The New York Municipal Airport, situated at North Beach on Flushing Bay, Long Island, was completed in October 1939, and officially dedicated on Oct. 26, before a crowd of over 300,000 spectators. This $50,000,000 project, designed to serve air traffic from all the chief trade lanes of the world, was inaugurated on Dec. 1, 1939.

In size, it covers an area of 558 acres, of which 357 acres were reclaimed from the Bay, and compares favorably with other large important flying fields, including Le Bourget of Paris (812 acres), Chicago Field (626 acres), Newark Airport (1,200 acres of which 300 are now in use), Tempelhof Field at Berlin (392 acres), and Croydon at London (190 acres). The New York Municipal Airport is strategically erected twenty minutes from the heart of Manhattan in the New York-Northeastern New Jersey Metropolitan area which contains a population of about 11,000,000 people, and the port has been designated by the Civil Aeronautics Authority as a co-terminal with Newark for this district.

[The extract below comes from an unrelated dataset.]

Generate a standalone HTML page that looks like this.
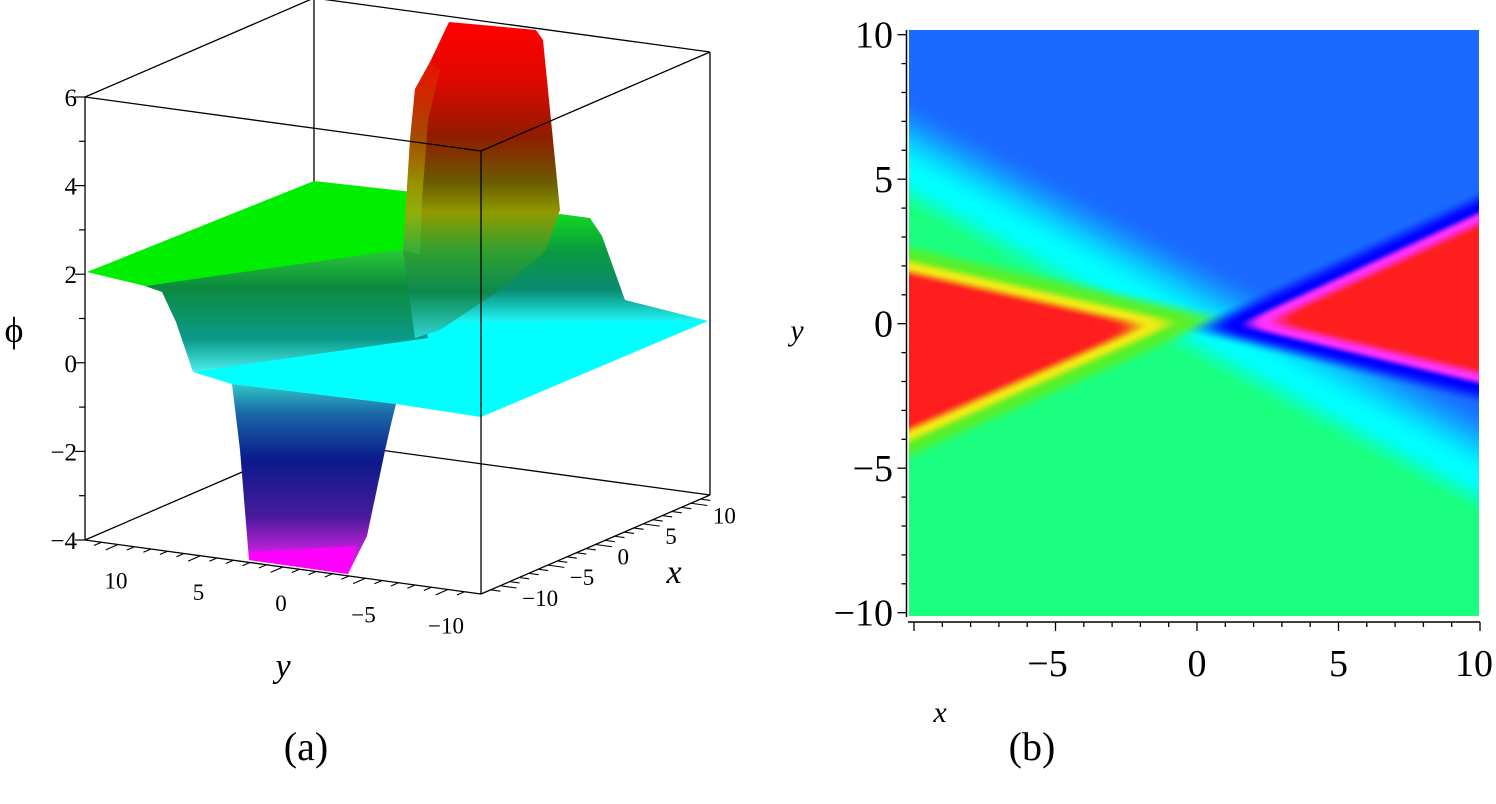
<!DOCTYPE html>
<html><head><meta charset="utf-8"><style>
html,body{margin:0;padding:0;background:#fff;}
#wrap{position:relative;width:1496px;height:804px;overflow:hidden;background:#fff;font-family:"Liberation Serif",serif;}
svg{position:absolute;left:0;top:0;}
#heat{position:absolute;left:909px;top:30px;}
</style></head><body>
<div id="wrap">
<svg id="left" width="1496" height="804">
<defs>
<linearGradient id="gStep" gradientUnits="userSpaceOnUse" x1="0" y1="250" x2="0" y2="374">
<stop offset="0" stop-color="#28c838"/><stop offset="0.3" stop-color="#0c8a3c"/><stop offset="0.72" stop-color="#0b9a8a"/><stop offset="1" stop-color="#50f4f4"/></linearGradient>
<linearGradient id="gRight" gradientUnits="userSpaceOnUse" x1="0" y1="214" x2="0" y2="322">
<stop offset="0" stop-color="#10d820"/><stop offset="0.35" stop-color="#0a9a40"/><stop offset="0.7" stop-color="#0a8a70"/><stop offset="1" stop-color="#20f8f8"/></linearGradient>
<linearGradient id="gWell" gradientUnits="userSpaceOnUse" x1="0" y1="384" x2="0" y2="574">
<stop offset="0" stop-color="#30c8c8"/><stop offset="0.15" stop-color="#1a6aa8"/><stop offset="0.4" stop-color="#0a1a8a"/><stop offset="0.7" stop-color="#4a1a9c"/><stop offset="0.88" stop-color="#c020d8"/><stop offset="1" stop-color="#ff10ff"/></linearGradient>
<linearGradient id="gPeak" gradientUnits="userSpaceOnUse" x1="0" y1="22" x2="0" y2="340">
<stop offset="0" stop-color="#ff0000"/><stop offset="0.18" stop-color="#e00800"/><stop offset="0.36" stop-color="#901c00"/><stop offset="0.5" stop-color="#6a5a00"/><stop offset="0.6" stop-color="#909a00"/><stop offset="0.72" stop-color="#30a030"/><stop offset="0.85" stop-color="#0c8a50"/><stop offset="1" stop-color="#30d8d8"/></linearGradient>
<linearGradient id="gPeakL" gradientUnits="userSpaceOnUse" x1="0" y1="60" x2="0" y2="250">
<stop offset="0" stop-color="#e02000"/><stop offset="0.4" stop-color="#c08000"/><stop offset="0.65" stop-color="#d0d000"/><stop offset="1" stop-color="#40c040"/></linearGradient>
</defs>
<g id="backbox"></g>
<g id="surface">
<polygon fill="#00ffff" points="193,372 232,384 396,404 481,417 708,321 420,320 410,339"/>
<polygon fill="url(#gRight)" points="430,255 560,214 590,218 602,236 625,300 708,321 420,322"/>
<polygon fill="#00ee00" points="87,272 314,181 412,192 408,250 145,286"/>
<polygon fill="url(#gStep)" points="145,286 412,248 428,338 193,372 176,322 162,292"/>
<polygon fill="url(#gWell)" points="232,384 396,404 392,420 386,446 367,536 348,574 249,560 240,450"/>
<polygon fill="#ff00ff" points="249,552 356,546 348,574 249,560"/>
<polygon fill="url(#gPeak)" points="449,22 536,30 543,40 552,130 560,210 546,250 500,290 440,330 415,338 403,250 410,140 415,89 430,62"/>
<polygon fill="url(#gPeakL)" opacity="0.45" points="403,250 410,140 415,89 430,62 440,70 428,120 422,200 420,255"/>
</g>
<g id="frontbox"></g>
<g id="axes3d"></g>
<text x="14" y="342" font-size="36" text-anchor="middle">ϕ</text>
<text x="283" y="677" font-size="34" font-style="italic" text-anchor="middle">y</text>
<text x="674" y="583" font-size="34" font-style="italic" text-anchor="middle">x</text>
<text x="306" y="760" font-size="40" text-anchor="middle">(a)</text>
<text x="1032" y="760" font-size="40" text-anchor="middle">(b)</text>
<g id="axes2d"></g>
<text x="940" y="722" font-size="30" font-style="italic" text-anchor="middle">x</text>
<text x="797" y="340" font-size="30" font-style="italic" text-anchor="middle">y</text>
</svg>
<canvas id="heat" width="570" height="586"></canvas>
</div>
<script>
// ---- 3D panel data ----
const xRange3d = [-12, 12];
const yRange3d = [-12, 12];
const zRange3d = [-4, 6];
const zTicks3d = [-4, -2, 0, 2, 4, 6];
const xTicks3d = [-10, -5, 0, 5, 10];
const yTicks3d = [-10, -5, 0, 5, 10];
// ---- density panel data ----
const xTicks2d = [-5, 0, 5, 10];
const yTicks2d = [-10, -5, 0, 5, 10];
const diagYAtEnds = [5.1, -5.4];        // cyan ridge y at x=-10 and x=10
const leftApex = [-1.2, 0];
const leftEdgeYAtMinX = [1.94, -3.8];   // upper / lower wedge edges at x=-10
const rightApex = [1.9, 0];
const rightEdgeYAtMaxX = [3.68, -1.9];  // upper / lower wedge edges at x=10

const NS = 'http://www.w3.org/2000/svg';
function mk(tag, attrs, parent) {
  const e = document.createElementNS(NS, tag);
  for (const k in attrs) e.setAttribute(k, attrs[k]);
  parent.appendChild(e); return e;
}
function minus(v) { return v < 0 ? '\u2212' + Math.abs(v) : String(v); }

const O = [397.5, 340.3], EX = [9.54, -4.125], EY = [-16.5, -2.25], EZ = [0, -44.3];
function P(x, y, z) { return [O[0] + x * EX[0] + y * EY[0] + z * EZ[0], O[1] + x * EX[1] + y * EY[1] + z * EZ[1]]; }

const back = document.getElementById('backbox');
const front = document.getElementById('frontbox');
const [x0, x1] = xRange3d, [y0, y1] = yRange3d, [z0, z1] = zRange3d;
function edge(a, b, parent, name) {
  const p = P(...a), q = P(...b);
  const l = mk('line', { x1: p[0], y1: p[1], x2: q[0], y2: q[1], stroke: '#000', 'stroke-width': 1.3 }, parent);
  
  
}
edge([x1, y1, z0], [x1, y1, z1], back, 'box-edge-back-vertical');
edge([x1, y1, z0], [x1, y0, z0], back, 'box-edge-back-bottom');
edge([x1, y1, z0], [x0, y1, z0], back, 'box-edge-left-bottom');
edge([x0, y1, z1], [x1, y1, z1], front, 'box-edge-top-left');
edge([x1, y1, z1], [x1, y0, z1], front, 'box-edge-top-back');
edge([x1, y0, z1], [x0, y0, z1], front, 'box-edge-top-right');
edge([x0, y0, z1], [x0, y1, z1], front, 'box-edge-top-front');
edge([x0, y1, z0], [x0, y1, z1], front, 'z-axis-line');
edge([x0, y0, z0], [x0, y0, z1], front, 'box-edge-front-vertical');
edge([x1, y0, z0], [x1, y0, z1], front, 'box-edge-right-vertical');
edge([x0, y1, z0], [x0, y0, z0], front, 'y-axis-line-3d');
edge([x0, y0, z0], [x1, y0, z0], front, 'x-axis-line-3d');

const ax3 = document.getElementById('axes3d');
for (let z = z0; z <= z1; z++) {
  const p = P(x0, y1, z);
  const major = zTicks3d.includes(z);
  mk('line', { x1: p[0] - (major ? 10 : 6), y1: p[1], x2: p[0], y2: p[1], stroke: '#000', 'stroke-width': 1.2 }, ax3);
}
zTicks3d.forEach(z => {
  const p = P(x0, y1, z);
  const t = mk('text', { x: p[0] - 8, y: p[1] + 9, 'font-size': 25, 'text-anchor': 'end' }, ax3);
  t.textContent = minus(z);
  
  
});
for (let y = -11; y <= 11; y++) {
  const p = P(x0, y, z0);
  const major = y % 5 === 0;
  const L = major ? 1.3 : 0.8;
  mk('line', { x1: p[0], y1: p[1], x2: p[0] - EX[0] * L, y2: p[1] - EX[1] * L, stroke: '#000', 'stroke-width': 1.1 }, ax3);
}
yTicks3d.forEach(y => {
  const p = P(x0, y, z0);
  const t = mk('text', { x: p[0] - 2, y: p[1] + 44, 'font-size': 23, 'text-anchor': 'middle' }, ax3);
  t.textContent = minus(y);
  
  
});
for (let x = -11; x <= 11; x++) {
  const p = P(x, y0, z0);
  const major = x % 5 === 0;
  const L = major ? 1.0 : 0.6;
  mk('line', { x1: p[0], y1: p[1], x2: p[0] - EY[0] * L, y2: p[1] - EY[1] * L, stroke: '#000', 'stroke-width': 1.1 }, ax3);
}
xTicks3d.forEach(x => {
  const p = P(x, y0, z0);
  const t = mk('text', { x: p[0] + 22, y: p[1] + 20, 'font-size': 23, 'text-anchor': 'start' }, ax3);
  t.textContent = minus(x);
  
  
});

// ---- density panel axes ----
function xS(u) { return 914 + (u + 10) * 28.3; }
function yS(v) { return 323.7 - v * 28.9; }
const ax2 = document.getElementById('axes2d');
mk('line', { x1: 906.5, y1: 30, x2: 906.5, y2: 617, stroke: '#000', 'stroke-width': 1.5 }, ax2);
mk('line', { x1: 908, y1: 622, x2: 1480, y2: 622, stroke: '#000', 'stroke-width': 1.5 }, ax2);
for (let v = -10; v <= 10; v++) {
  const major = v % 5 === 0;
  mk('line', { x1: 906.5 - (major ? 9 : 5), y1: yS(v), x2: 906.5, y2: yS(v), stroke: '#000', 'stroke-width': 1.3 }, ax2);
  const u = v;
  mk('line', { x1: xS(u), y1: 622, x2: xS(u), y2: 622 + (major ? 9 : 5), stroke: '#000', 'stroke-width': 1.3 }, ax2);
}
yTicks2d.forEach(v => {
  const t = mk('text', { x: 893, y: yS(v) + 13, 'font-size': 38, 'text-anchor': 'end' }, ax2);
  t.textContent = minus(v);
  
  
});
xTicks2d.forEach(u => {
  const cx = Math.min(xS(u) - (u < 0 ? 8 : 0), 1474);
  const t = mk('text', { x: cx, y: 676, 'font-size': 38, 'text-anchor': 'middle' }, ax2);
  t.textContent = minus(u);
  
  
});

// ---- density heatmap ----
(function () {
  const c = document.getElementById('heat'), ctx = c.getContext('2d');
  const W = c.width, H = c.height, img = ctx.createImageData(W, H);
  const BLUE = [26, 106, 255], GREEN = [26, 255, 128], CYAN = [0, 255, 255], RED = [255, 30, 30],
    YEL = [240, 235, 20], YG = [90, 240, 40], MAG = [255, 50, 255], DBLUE = [0, 0, 255];
  const mix = (a, b, t) => [a[0] + (b[0] - a[0]) * t, a[1] + (b[1] - a[1]) * t, a[2] + (b[2] - a[2]) * t];
  const cl = t => Math.max(0, Math.min(1, t));
  const sm = t => { t = cl(t); return t * t * (3 - 2 * t); };
  const softMin = (a, b, k) => -k * Math.log(Math.exp(-a / k) + Math.exp(-b / k));
  function lineDist(ax, ay, bx, by, u, v) {
    const dx = bx - ax, dy = by - ay, L = Math.hypot(dx, dy);
    const yl = ay + (u - ax) * dy / dx;
    return (yl - v) * Math.abs(dx) / L;
  }
  for (let j = 0; j < H; j++) {
    const v = (323.7 - (30 + j + 0.5)) / 28.9;
    for (let i = 0; i < W; i++) {
      const u = (909 + i + 0.5 - 914) / 28.3 - 10;
      const d = -lineDist(-10, diagYAtEnds[0], 10, diagYAtEnds[1], u, v);
      let col = d < 0 ? mix(CYAN, GREEN, sm(-d / 1.2)) : mix(CYAN, BLUE, sm(d / 2.4));
      const su = lineDist(-10, leftEdgeYAtMinX[0], leftApex[0], leftApex[1], u, v);
      const sl = -lineDist(-10, leftEdgeYAtMinX[1], leftApex[0], leftApex[1], u, v);
      const s1 = softMin(su, sl, 0.2);
      if (s1 > -0.9) {
        if (s1 >= 0.4) col = RED;
        else if (s1 >= 0) col = mix(YEL, RED, sm(s1 / 0.4));
        else if (s1 > -0.35) col = mix(YEL, YG, sm(-s1 / 0.35));
        else col = mix(YG, col, sm((-s1 - 0.35) / 0.55));
      }
      const ru = lineDist(rightApex[0], rightApex[1], 10, rightEdgeYAtMaxX[0], u, v);
      const rl = -lineDist(rightApex[0], rightApex[1], 10, rightEdgeYAtMaxX[1], u, v);
      const s2 = softMin(ru, rl, 0.2);
      if (s2 > -1.0) {
        if (s2 >= 0.4) col = RED;
        else if (s2 >= 0) col = mix(MAG, RED, sm(s2 / 0.4));
        else if (s2 > -0.3) col = mix(MAG, DBLUE, sm(-s2 / 0.3));
        else col = mix(DBLUE, col, sm((-s2 - 0.3) / 0.6));
      }
      const k = (j * W + i) * 4;
      img.data[k] = col[0]; img.data[k + 1] = col[1]; img.data[k + 2] = col[2]; img.data[k + 3] = 255;
    }
  }
  ctx.putImageData(img, 0, 0);
})();
</script>
</body></html>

Technically and structurally, however, the New York Airport is the best equipped and safest of the world air terminals. It is designed as a terminal for both land and transoceanic planes. The port's center is the three-story, marble-floored landplane administration building, larger than many large railroad stations. On either side of the administration building are three great hangars. The field itself has four asphalt runways, constructed in the direction of the prevailing winds, the longest 6,000 feet, the others 5,000, 4,500, and 3,532 feet, respectively. The whole is lighted from the control tower by the most powerful beam in the country — the 13,500,000 candle-power beacon of the administration building.

Fronting the administration building is a concrete apron, 6,200 feet long, the largest of any airport, providing space for the loading and unloading of fifteen 21-passenger transport planes at the same time; there is an upper promenade with a capacity for 5,000 visitors. The apron is floodlighted at night by the glare of eight 7,500,000 candle-power hangar lights. Beyond the administration building and to the west is a separate marine terminal for oceanic flights, with its one huge hangar.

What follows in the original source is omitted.